Superhydrophilic All‐pH‐Adaptable Redox Conjugated Porous Polymers as Universal and Ultrarobust Ion Hosts for Diverse Energy Storage with Chemical Self‐Chargeability

Herein, a new fibrous conjugated microporous polymer bearing phenazine species (PNZ-CMP) is reported as a universal and ultrastable electrode to host various mono- and multi-valent charge carriers for diverse aqueous rechargeable cells combining rapid kinetics, ultralong lifespan, and chemical rechargeability. The porous cross-linked structure, interconnected donor-acceptor network, and readily accessible active sites endow PNZ-CMP with highly-reversible redox activity, superhydrophilicity, facile electron transport, high ion diffusion coefficient, and all-pH-adaptability (−1 to 15) in aqueous electrolytes.
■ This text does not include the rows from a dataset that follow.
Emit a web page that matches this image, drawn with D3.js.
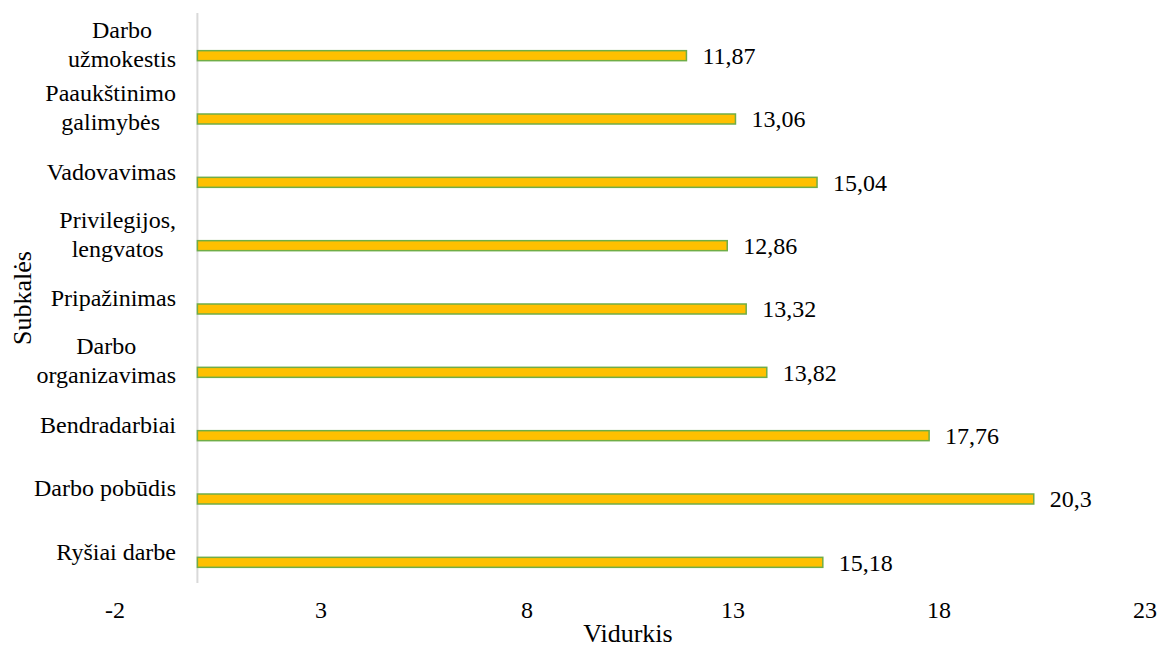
<!DOCTYPE html>
<html>
<head>
<meta charset="utf-8">
<script src="https://cdn.jsdelivr.net/npm/d3@7"></script>
<style>
  body { margin: 0; background: #fff; }
</style>
</head>
<body>
<svg id="chart" width="1158" height="647"></svg>
<script>
// categories top to bottom, lines split as in the original labels
const categories = [
  ["Darbo", "užmokestis"],
  ["Paaukštinimo", "galimybės"],
  ["Vadovavimas"],
  ["Privilegijos,", "lengvatos"],
  ["Pripažinimas"],
  ["Darbo", "organizavimas"],
  ["Bendradarbiai"],
  ["Darbo pobūdis"],
  ["Ryšiai darbe"]
];
const values = [11.87, 13.06, 15.04, 12.86, 13.32, 13.82, 17.76, 20.3, 15.18];
const xTicks = [-2, 3, 8, 13, 18, 23];

const svg = d3.select("#chart");
const fontSize = 24;
const titleSize = 26;
const font = "'Liberation Serif'";

const x = d3.scaleLinear().domain([-2, 23]).range([115, 1145]);
const y = d3.scaleBand().domain(d3.range(categories.length)).range([13, 583]);

const fmt = v => String(v).replace(".", ",");

// helper so every label gets the same font
function label(sel, size) {
  return sel.style("font-family", font).style("font-size", (size || fontSize) + "px").attr("fill", "#000");
}

// vertical axis line at zero
svg.append("line")
  .attr("x1", x(0)).attr("x2", x(0))
  .attr("y1", 13).attr("y2", 583)
  .attr("stroke", "#d9d9d9").attr("stroke-width", 2);

// bars (excel offsets them a bit below the band centre)
const barH = 10;
const barOff = 11;
svg.selectAll(".bar")
  .data(values)
  .enter().append("rect")
  .attr("class", "bar")
  .attr("x", x(0))
  .attr("y", (d, i) => y(i) + y.bandwidth() / 2 + barOff - barH / 2)
  .attr("width", d => x(d) - x(0))
  .attr("height", barH)
  .attr("fill", "#ffc000")
  .attr("stroke", "#70ad47")
  .attr("stroke-width", 1.5);

// value labels
svg.selectAll(".val")
  .data(values)
  .enter().append("text")
  .attr("class", "val")
  .attr("x", d => x(d) + 16)
  .attr("y", (d, i) => y(i) + y.bandwidth() / 2 + barOff)
  .attr("dy", "0.35em")
  .call(label)
  .text(fmt);

// category labels: block right aligned, lines centred within block
const lineH = 29;
categories.forEach((lines, i) => {
  const g = svg.append("g");
  const cy = y(i) + y.bandwidth() / 2 - (lines.length > 1 ? 1 : 0);
  const texts = lines.map((s, j) => g.append("text")
    .attr("y", cy + (j - (lines.length - 1) / 2) * lineH)
    .attr("dy", "0.35em")
    .call(label)
    .text(s));
  const maxW = d3.max(texts, t => t.node().getComputedTextLength());
  texts.forEach(t => t.attr("x", 176 - maxW / 2).attr("text-anchor", "middle"));
});

// x tick labels
svg.selectAll(".tick")
  .data(xTicks)
  .enter().append("text")
  .attr("class", "tick")
  .attr("x", d => x(d))
  .attr("y", 618)
  .attr("text-anchor", "middle")
  .call(label)
  .text(d => d);

// axis titles
svg.append("text")
  .attr("x", 628).attr("y", 642)
  .attr("text-anchor", "middle")
  .call(label, titleSize)
  .text("Vidurkis");

svg.append("text")
  .attr("transform", "translate(31,298) rotate(-90)")
  .attr("text-anchor", "middle")
  .call(label, titleSize)
  .text("Subkalės");
</script>
</body>
</html>
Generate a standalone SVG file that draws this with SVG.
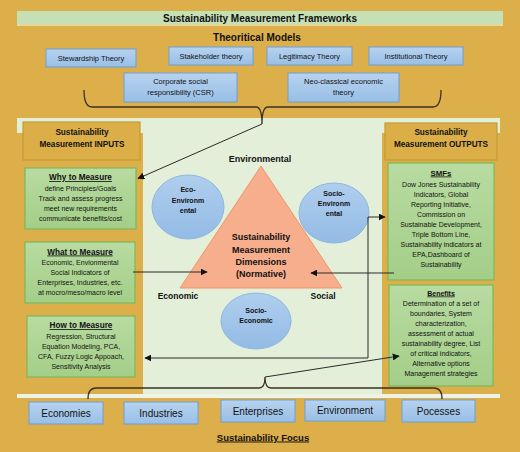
<svg xmlns="http://www.w3.org/2000/svg" width="520" height="452" viewBox="0 0 520 452">
<style>
text{font-family:"Liberation Sans",Arial,sans-serif;fill:#111;text-anchor:middle}
.b{font-weight:bold}
.u{text-decoration:underline}
.blue{fill:url(#gb);stroke:#6D9FD6;stroke-width:1}
.green{fill:url(#gg);stroke:#7DB858;stroke-width:1.2}
.gold{fill:#DBAE48;stroke:#C49B33;stroke-width:1.2}
.circ{fill:url(#gc);stroke:#8DB7E2;stroke-width:1}
.t75{font-size:7.5px}
.t7{font-size:7px}
.con{fill:none;stroke:#2b2b2b;stroke-width:1}
.brace{fill:none;stroke:#3b3222;stroke-width:1.3}
</style>
<defs>
<linearGradient id="gb" x1="0" y1="0" x2="0" y2="1"><stop offset="0" stop-color="#B7D2EF"/><stop offset="1" stop-color="#98BFE6"/></linearGradient>
<linearGradient id="gg" x1="0" y1="0" x2="0" y2="1"><stop offset="0" stop-color="#B8DBA1"/><stop offset="1" stop-color="#A3CE88"/></linearGradient>
<linearGradient id="gc" x1="0" y1="0" x2="0" y2="1"><stop offset="0" stop-color="#B0CEEE"/><stop offset="1" stop-color="#93BBE5"/></linearGradient>
<marker id="ar" viewBox="0 0 10 10" refX="9" refY="5" markerWidth="7" markerHeight="7" markerUnits="userSpaceOnUse" orient="auto-start-reverse"><path d="M0,0 L10,5 L0,10 z" fill="#111"/></marker>
</defs>

<rect x="0" y="0" width="520" height="452" fill="#DCAF4A"/>

<g id="title">
<rect x="17" y="11" width="486" height="13" fill="#C6E0B5"/>
<rect x="17" y="24" width="486" height="2" fill="#E6D79C"/>
<text x="260" y="22" class="b" font-size="10">Sustainability Measurement Frameworks</text>
</g>
<text x="257" y="40.5" class="b" font-size="10">Theoritical Models</text>

<g id="theory-stewardship"><rect x="46" y="49" width="90" height="18" class="blue"/><text x="91" y="61" class="t75">Stewardship Theory</text></g>
<g id="theory-stakeholder"><rect x="169" y="47" width="84" height="18" class="blue"/><text x="211" y="59" class="t75">Stakeholder theory</text></g>
<g id="theory-legitimacy"><rect x="267" y="47" width="85" height="18" class="blue"/><text x="309.5" y="59" class="t75">Legitimacy Theory</text></g>
<g id="theory-institutional"><rect x="369" y="47" width="94" height="18" class="blue"/><text x="416" y="59" class="t75">Institutional Theory</text></g>
<g id="theory-csr"><rect x="124" y="73" width="113" height="29" class="blue"/><text x="180.5" y="84" class="t75">Corporate social</text><text x="180.5" y="95" class="t75">responsibility (CSR)</text></g>
<g id="theory-neo"><rect x="288" y="73" width="111" height="29" class="blue"/><text x="343.5" y="84" class="t75">Neo-classical economic</text><text x="343.5" y="95" class="t75">theory</text></g>

<g id="panel">
<rect x="17" y="118" width="483" height="276" fill="#E3EFD9"/>
<rect x="17" y="394" width="483" height="4" fill="#EEF3E7"/>
<rect x="17" y="133" width="126" height="261" fill="#DCAF4A"/>
<rect x="382" y="133" width="118" height="261" fill="#DCAF4A"/>
</g>

<g id="inputs-header"><rect x="23" y="122" width="117" height="38" class="gold"/><text x="82" y="135" class="b" font-size="8.2">Sustainability</text><text x="82" y="146.5" class="b" font-size="8.2">Measurement INPUTS</text></g>
<g id="outputs-header"><rect x="385" y="123" width="112" height="37" class="gold"/><text x="441" y="135" class="b" font-size="8.2">Sustainability</text><text x="441" y="146.5" class="b" font-size="8.2">Measurement OUTPUTS</text></g>

<g id="why">
<rect x="25" y="168" width="111" height="61" class="green"/>
<text x="80.5" y="180" class="b u" font-size="8.2">Why to Measure</text>
<text x="80.5" y="190.5" class="t7">define Principles/Goals</text>
<text x="80.5" y="200.5" class="t7">Track and assess progress</text>
<text x="80.5" y="210.5" class="t7">meet new requirements</text>
<text x="80.5" y="220.5" class="t7">communicate benefits/cost</text>
</g>
<g id="what">
<rect x="25" y="242" width="110" height="61" class="green"/>
<text x="80" y="254.5" class="b u" font-size="8.2">What to Measure</text>
<text x="80" y="265" class="t7">Economic, Envionmental</text>
<text x="80" y="275" class="t7">Social Indicators of</text>
<text x="80" y="285" class="t7">Enterprises, Industries, etc.</text>
<text x="80" y="295" class="t7">at mocro/meso/macro level</text>
</g>
<g id="how">
<rect x="27" y="316" width="108" height="61" class="green"/>
<text x="81" y="328" class="b u" font-size="8.2">How to Measure</text>
<text x="81" y="338.5" class="t7">Regression, Structural</text>
<text x="81" y="348.5" class="t7">Equation Modeling, PCA,</text>
<text x="81" y="358.5" class="t7">CFA, Fuzzy Logic Appoach,</text>
<text x="81" y="368.5" class="t7">Sensitivity Analysis</text>
</g>

<g id="smfs">
<rect x="388" y="163" width="106" height="117" class="green"/>
<text x="441" y="175.5" class="b u" font-size="7.8">SMFs</text>
<text x="441" y="186.5" class="t7">Dow Jones Sustainability</text>
<text x="441" y="196.5" class="t7">Indicators, Global</text>
<text x="441" y="206.5" class="t7">Reporting Initiative,</text>
<text x="441" y="216.5" class="t7">Commission on</text>
<text x="441" y="226.5" class="t7">Sustainable Development,</text>
<text x="441" y="236.5" class="t7">Triple Bottom Line,</text>
<text x="441" y="246.5" class="t7">Sustainability indicators at</text>
<text x="441" y="256.5" class="t7">EPA,Dashboard of</text>
<text x="441" y="266.5" class="t7">Sustainability</text>
</g>
<g id="benefits">
<rect x="389" y="285" width="104" height="101" class="green"/>
<text x="441" y="295.5" class="b u" font-size="7">Benefits</text>
<text x="441" y="305.5" class="t7">Determination of a set of</text>
<text x="441" y="315.5" class="t7">boundaries, System</text>
<text x="441" y="325.5" class="t7">characterization,</text>
<text x="441" y="335.5" class="t7">assessment of actual</text>
<text x="441" y="345.5" class="t7">sustainability degree, List</text>
<text x="441" y="355.5" class="t7">of critical indicators,</text>
<text x="441" y="365.5" class="t7">Alternative options</text>
<text x="441" y="375.5" class="t7">Management strategies</text>
</g>

<g id="triangle">
<polygon points="261,166 180,288 342,288" fill="#F6AE8D" stroke="#F09666" stroke-width="1"/>
<text x="261" y="240" class="b" font-size="9">Sustainability</text>
<text x="261" y="252.5" class="b" font-size="9">Measurement</text>
<text x="261" y="264.5" class="b" font-size="9">Dimensions</text>
<text x="261" y="277" class="b" font-size="9">(Normative)</text>
</g>
<text x="260" y="161.5" class="b" font-size="9">Environmental</text>
<text x="178" y="299" class="b" font-size="8.5">Economic</text>
<text x="323" y="299" class="b" font-size="8.5">Social</text>

<g id="eco-env"><ellipse cx="188" cy="207" rx="36" ry="32" class="circ"/><text x="188" y="192" class="b t7">Eco-</text><text x="188" y="202.5" class="b t7">Environm</text><text x="188" y="213" class="b t7">ental</text></g>
<g id="socio-env"><ellipse cx="334" cy="213" rx="35" ry="30" class="circ"/><text x="334" y="195.5" class="b t7">Socio-</text><text x="334" y="205.5" class="b t7">Environm</text><text x="334" y="215.5" class="b t7">ental</text></g>
<g id="socio-econ"><ellipse cx="256" cy="321" rx="35" ry="28" class="circ"/><text x="256" y="312.5" class="b t7">Socio-</text><text x="256" y="322.5" class="b t7">Economic</text></g>

<g id="focus-economies"><rect x="29" y="402" width="74" height="22" class="blue"/><text x="66" y="416.5" font-size="10">Economies</text></g>
<g id="focus-industries"><rect x="124" y="402" width="74" height="22" class="blue"/><text x="161" y="416.5" font-size="10">Industries</text></g>
<g id="focus-enterprises"><rect x="221" y="400" width="74" height="22" class="blue"/><text x="258" y="414.5" font-size="10">Enterprises</text></g>
<g id="focus-environment"><rect x="305" y="400" width="80" height="21" class="blue"/><text x="345" y="414" font-size="10">Environment</text></g>
<g id="focus-pocesses"><rect x="402" y="400" width="73" height="22" class="blue"/><text x="438.5" y="414.5" font-size="10">Pocesses</text></g>
<text x="263" y="440.5" class="b u" font-size="9.5">Sustainability Focus</text>

<g id="connectors">
<path class="brace" d="M84,90 Q84,107 92,107 L256,107 Q262,107 262,124 Q262,107 268,107 L433,107 Q441,107 441,90"/>
<path class="brace" d="M88,399 Q88,388 96,388 L259,388 Q265,388 265,377 Q265,388 271,388 L434,388 Q442,388 442,399"/>
<line class="con" x1="262" y1="124" x2="138" y2="178.5" marker-end="url(#ar)"/>
<line class="con" x1="133" y1="272" x2="207" y2="272" marker-end="url(#ar)"/>
<line class="con" x1="394" y1="273" x2="311" y2="273" marker-end="url(#ar)"/>
<path class="con" d="M385,217 H368 V358 H145" marker-start="url(#ar)" marker-end="url(#ar)"/>
<line class="con" x1="265" y1="377" x2="399" y2="356" marker-end="url(#ar)"/>
</g>
</svg>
Thus, adopting PNZ-CMP electrodes enables good compatibility with H+/Li+/Na+/K+/Zn2+/Al3+ ions and fast surface-controlled redox reactions for diverse aqueous battery chemistry. Multiple PNZ-CMP-based full cells show superior electrochemical performance especially ultralong lifespan, e.g., ≈84% capacity retention over 200 days for K+, ≈100% over 127 days for Zn2+, and ≈76% over 47 days for anion-coordinated Al ions, surpassing small molecule counterparts and most previously-reported corresponding systems. The spontaneous redox chemistry of reduced phenazine species with O2 is first explored to render PNZ-CMP with repeatable chemical self-chargeability in four electrolytes. Especially in 0.05 m H2SO4, an accumulative discharge capacity up to 48505 mAh g−1 is achieved via facile self-charging, which can originate from the “reactive antiaromaticity to stable aromaticity” conversion of the redox moieties as revealed by theoretical studies.